Not because one is universally better, but because the wrong kind of sophistication is expensive. And the wrong kind of simplicity becomes limiting.
You’re trying to find the fit.
FAQ
Is Freshdesk easier to use than Zendesk?
Usually, yes.
Freshdesk is generally easier for admins and agents to learn quickly. Zendesk is more configurable, but that often comes with more setup effort and a steeper learning curve.
Is Zendesk better than Freshdesk for large teams?
Often, yes.
For larger teams with multiple queues, brands, regions, or support tiers, Zendesk usually handles complexity better. That’s one of the biggest key differences between the two.
Which is cheaper, Freshdesk or Zendesk?
Freshdesk is usually more budget-friendly.
Actual pricing depends on plan level and add-ons, but Freshdesk often feels like the lower-friction choice financially, especially for smaller teams.

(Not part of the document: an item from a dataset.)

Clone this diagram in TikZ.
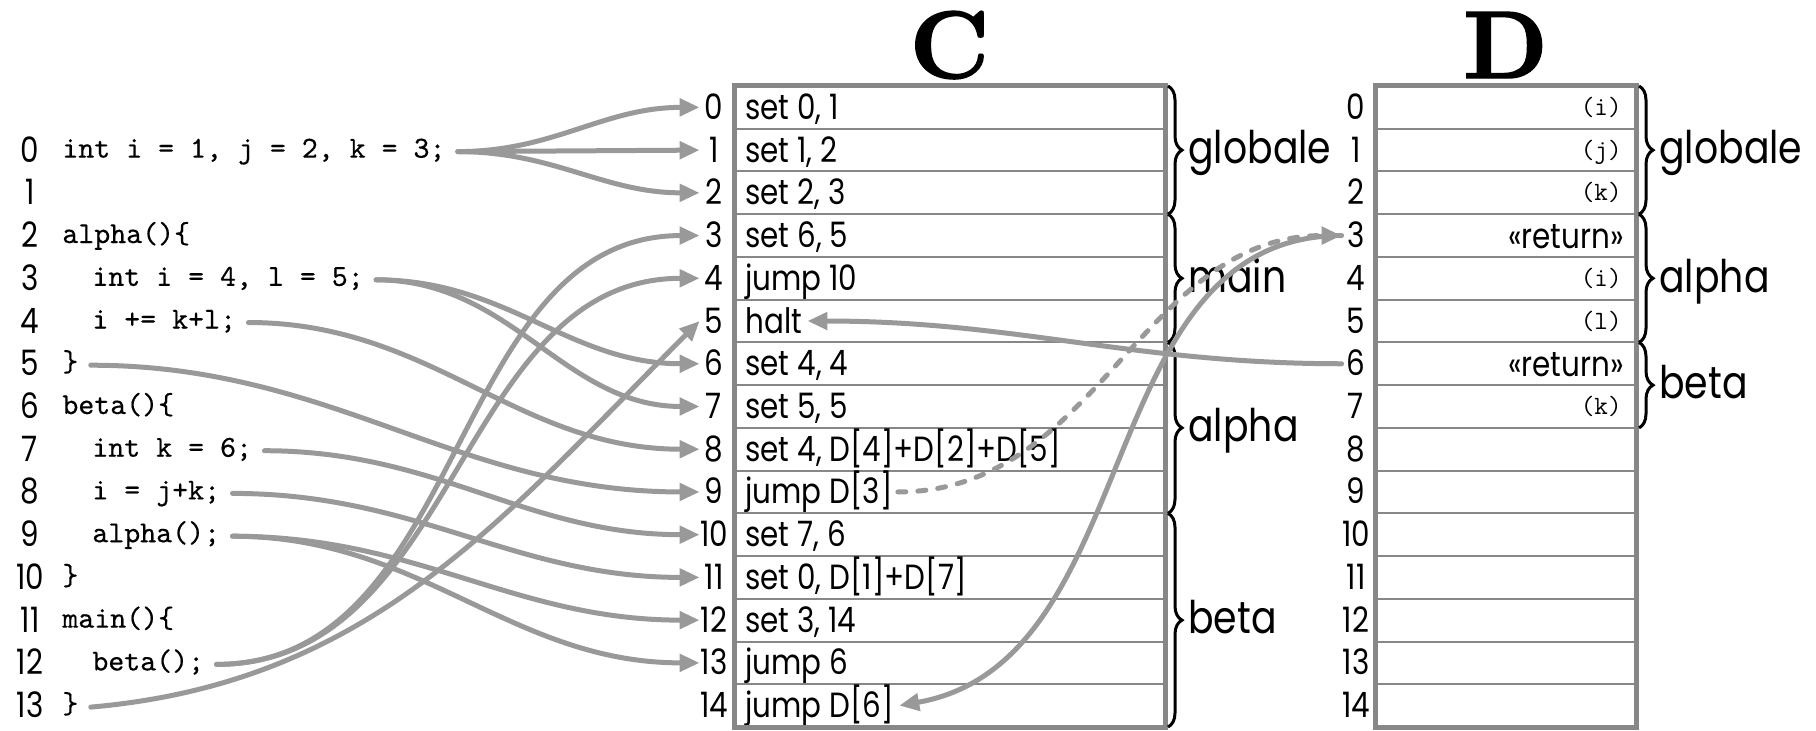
\documentclass[tikz,border=0pt]{standalone}
\usepackage{fontspec}
\usepackage{tikz}
\usetikzlibrary{arrows.meta,decorations.pathreplacing}

\newfontfamily\gothic[FakeStretch=0.84]{Poppins}
\newfontfamily\heavy[FakeBold=1.5]{lmroman10-bold.otf}
\newfontfamily\codefont[FakeBold=0.4]{lmmono10-regular.otf}
\definecolor{arrowgray}{gray}{0.6}
\definecolor{framegray}{gray}{0.53}

\tikzset{
  code/.style={anchor=base west, inner xsep=6pt, inner ysep=0pt,
    font=\codefont\fontsize{15.2}{17}\selectfont, text height=9pt, text depth=3pt},
  idx/.style={anchor=base, inner sep=0pt, minimum width=14pt,
    font=\gothic\fontsize{17.5}{20}\selectfont, text height=12pt, text depth=0pt},
  celltext/.style={anchor=base west, inner xsep=2.5pt, inner ysep=0pt,
    font=\gothic\fontsize{17.5}{20}\selectfont, text height=12pt, text depth=0pt},
  dtext/.style={anchor=base east, inner sep=0pt},
  ccell/.style={draw=framegray, line width=1pt, minimum width=214.5pt, minimum height=21.365pt, inner sep=0pt},
  dcell/.style={ccell, minimum width=129.5pt},
  frame/.style={draw=framegray, line width=2.5pt},
  title/.style={anchor=base, font=\heavy\fontsize{48}{50}\selectfont},
  brace/.style={decorate, decoration={brace, amplitude=7pt}, line width=1.5pt},
  part/.style={anchor=base west, inner sep=0pt, font=\gothic\fontsize{22.5}{24}\selectfont},
  arr/.style={draw=arrowgray, line width=2.5pt, line cap=round, -{Triangle[length=10pt,width=8.5pt]}},
  jumparr/.style={arr, dash pattern=on 4pt off 6pt}
}

\begin{document}
\begin{tikzpicture}[x=0.5pt,y=-0.5pt]
\useasboundingbox (0,0) rectangle (1816,730);

% source code
\foreach \k in {0,...,13}
  \node[idx] (n\k) at (30,{150.1+42.73*\k+12}) {\k};
\node[code] (l0) at (50,157.6) {int i = 1, j = 2, k = 3;};
\node[code] (l2) at (50,243.0) {alpha()\{};
\node[code] (l3) at (80,285.8) {int i = 4, l = 5;};
\node[code] (l4) at (80,328.5) {i += k+l;};
\node[code] (l5) at (50,371.2) {\}};
\node[code] (l6) at (50,414.0) {beta()\{};
\node[code] (l7) at (80,456.7) {int k = 6;};
\node[code] (l8) at (80,499.4) {i = j+k;};
\node[code] (l9) at (80,542.2) {alpha();};
\node[code] (l10) at (50,584.9) {\}};
\node[code] (l11) at (50,627.6) {main()\{};
\node[code] (l12) at (80,670.4) {beta();};
\node[code] (l13) at (50,713.1) {\}};

% memory C
\node[title] (ctitle) at (949.5,78) {C};
\foreach \i/\txt in {0/{set 0, 1},1/{set 1, 2},2/{set 2, 3},3/{set 6, 5},4/{jump 10},
    5/{halt},6/{set 4, 4},7/{set 5, 5},8/{set 4, D[4]+D[2]+D[5]},9/{jump D[3]},
    10/{set 7, 6},11/{set 0, D[1]+D[7]},12/{set 3, 14},13/{jump 6},14/{jump D[6]}}
{
  \node[ccell] (c\i) at (949.5,{86+42.73*(\i+0.5)}) {};
  \node[idx] (ci\i) at (714,{86+42.73*(\i+0.5)+12}) {\i};
  \node[celltext] (ct\i) at (740,{86+42.73*(\i+0.5)+12}) {\txt};
}
\draw[frame] (c0.north west) rectangle (c14.south east);

% memory D
\node[title] (dtitle) at (1505.5,78) {D};
\foreach \i in {0,...,14}
{
  \node[dcell] (d\i) at (1505.5,{86+42.73*(\i+0.5)}) {};
  \node[idx] (di\i) at (1356,{86+42.73*(\i+0.5)+12}) {\i};
}
\draw[frame] (d0.north west) rectangle (d14.south east);
\node[dtext, font=\fontsize{13.2}{15}\ttfamily] (dt0) at (1622,115.4) {(i)};
\node[dtext, font=\fontsize{13.2}{15}\ttfamily] (dt1) at (1622,158.1) {(j)};
\node[dtext, font=\fontsize{13.2}{15}\ttfamily] (dt2) at (1622,200.9) {(k)};
\node[dtext, font=\gothic\fontsize{17.5}{20}\selectfont] (dt3) at (1624,248.6) {«return»};
\node[dtext, font=\fontsize{13.2}{15}\ttfamily] (dt4) at (1622,286.3) {(i)};
\node[dtext, font=\fontsize{13.2}{15}\ttfamily] (dt5) at (1622,329.0) {(l)};
\node[dtext, font=\gothic\fontsize{17.5}{20}\selectfont] (dt6) at (1624,376.8) {«return»};
\node[dtext, font=\fontsize{13.2}{15}\ttfamily] (dt7) at (1622,414.5) {(k)};

% braces
\draw[brace] (1168,86) -- (1168,214.2);
\draw[brace] (1168,214.2) -- (1168,342.4);
\draw[brace] (1168,342.4) -- (1168,513.3);
\draw[brace] (1168,513.3) -- (1168,727);
\node[part] (pg) at (1188,163) {globale};
\node[part] (pm) at (1188,292) {main};
\node[part] (pa) at (1188,441) {alpha};
\node[part] (pb) at (1188,633) {beta};
\draw[brace] (1639,86) -- (1639,214.2);
\draw[brace] (1639,214.2) -- (1639,342.4);
\draw[brace] (1639,342.4) -- (1639,427.9);
\node[part] (qg) at (1659,163) {globale};
\node[part] (qa) at (1659,292) {alpha};
\node[part] (qb) at (1659,398) {beta};

% code -> C
\draw[arr] (l0.east) to[out=0,in=180] (ci0.west);
\draw[arr] (l0.east) -- (ci1.west);
\draw[arr] (l0.east) to[out=0,in=180] (ci2.west);
\draw[arr] (l3.east) to[out=0,in=180] (ci6.west);
\draw[arr] (l3.east) to[out=0,in=180] (ci7.west);
\draw[arr] (l4.east) to[out=0,in=180] (ci8.west);
\draw[arr] (l5.east) to[out=0,in=180] (ci9.west);
\draw[arr] (l7.east) to[out=0,in=180] (ci10.west);
\draw[arr] (l8.east) to[out=0,in=180] (ci11.west);
\draw[arr] (l9.east) to[out=0,in=180] (ci12.west);
\draw[arr] (l9.east) to[out=0,in=180] (ci13.west);
\draw[arr] (l12.east) to[out=0,in=180] (ci3.west);
\draw[arr] (l12.east) to[out=0,in=180] (ci4.west);
\draw[arr] (l13.east) to[out=5,in=225] (ci5.west);

% returns
\draw[arr] (di6.west) to[out=180,in=0] (ct5.east);
\draw[jumparr] (ct9.east) to[out=0,in=180] (di3.west);
\draw[arr] (di3.west) to[out=180,in=10] (ct14.east);

\end{tikzpicture}
\end{document}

Which is best for startups?
Freshdesk is usually best for startups.
Most startups need speed, simplicity, and reasonable pricing more than deep support operations. Unless the startup has unusually complex workflows, Freshdesk tends to make more sense.
Can Freshdesk handle advanced support workflows too?
Yes, to a point.
Freshdesk is capable and can handle plenty of real-world complexity. But if your support operation becomes heavily segmented, data-driven, and process-heavy, Zendesk usually gives you more room to grow.